In Los Angeles, immigrants streamed into the massive hall for the naturalization ceremony, most of them dressed in formal or festive attire and accompanied by family and friends.
Alejandra Ruiz, 35, who is from Mexico and applied in February, arrived with her two children and American husband, Armando. “I encouraged her to become a citizen because of all the stuff going on with politics,” Mr. Ruiz said. “She was already a resident but it felt like she wasn’t safe.”
Seated in the front row was Catalina Morales, 51, with her daughter, Araceli, 26, an American who serves in the military.

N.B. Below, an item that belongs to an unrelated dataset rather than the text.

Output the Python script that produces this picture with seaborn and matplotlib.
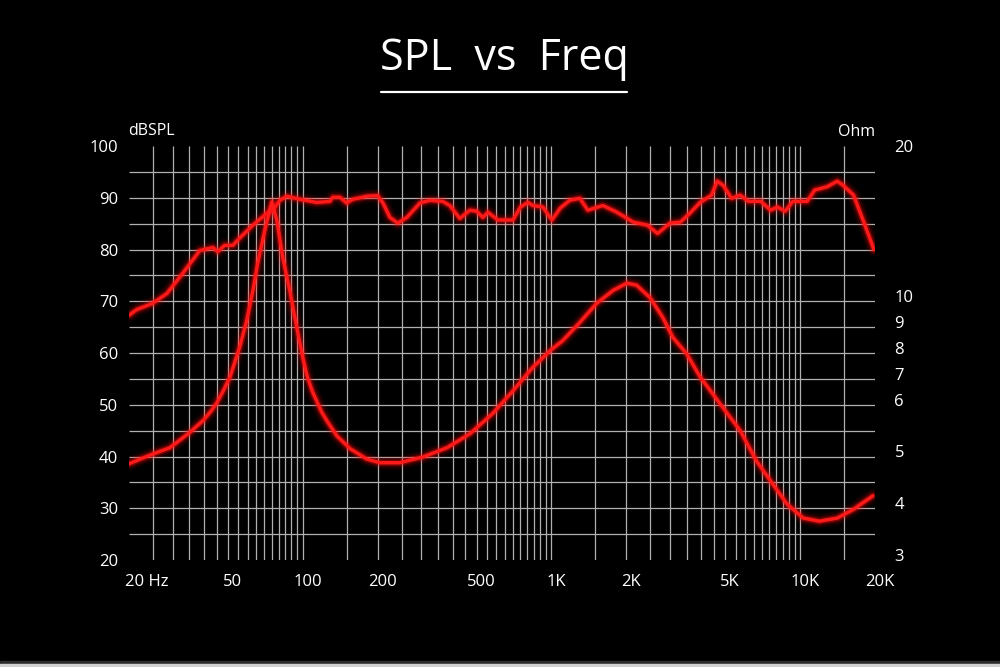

After 30 years as a green card holder, “she felt her residency was at risk,” Araceli Morales said of her Mexican mother. “It was mostly because of Trump.”
Also there was Alma Dominguez, 43, who attended night school twice a week for three months to prepare for the civics test. “Out of all the negativity, something positive is happening,” she said, scanning the crowd of immigrants.
The largest number of new citizens hailed from Mexico, the Philippines and China, but those present had come from more than 120 countries.
“It’s the right time now” to become a citizen, said Mona Wattar from Lebanon, who obtained a green card 10 years ago. Ton Gao, a Chinese immigrant who donned a red polo shirt, blue training paints and white sneakers, said, “I did it for freedom.”
Several rows back sat Mr. Bernal, the truck driver from El Salvador, an American flag tucked in his pocket. Hand over heart, he joined his fellow new citizens for the Pledge of Allegiance to a huge flag that hung from the ceiling.
At the end of the ceremony, he collected his naturalization certificate and headed toward the exit to meet his wife, Eloisa, and children, Janie and Marcell, for a celebratory lunch.
But first he stopped at a voter registration table. “I got everything done,” Mr. Bernal said. “Now I’m going to vote.”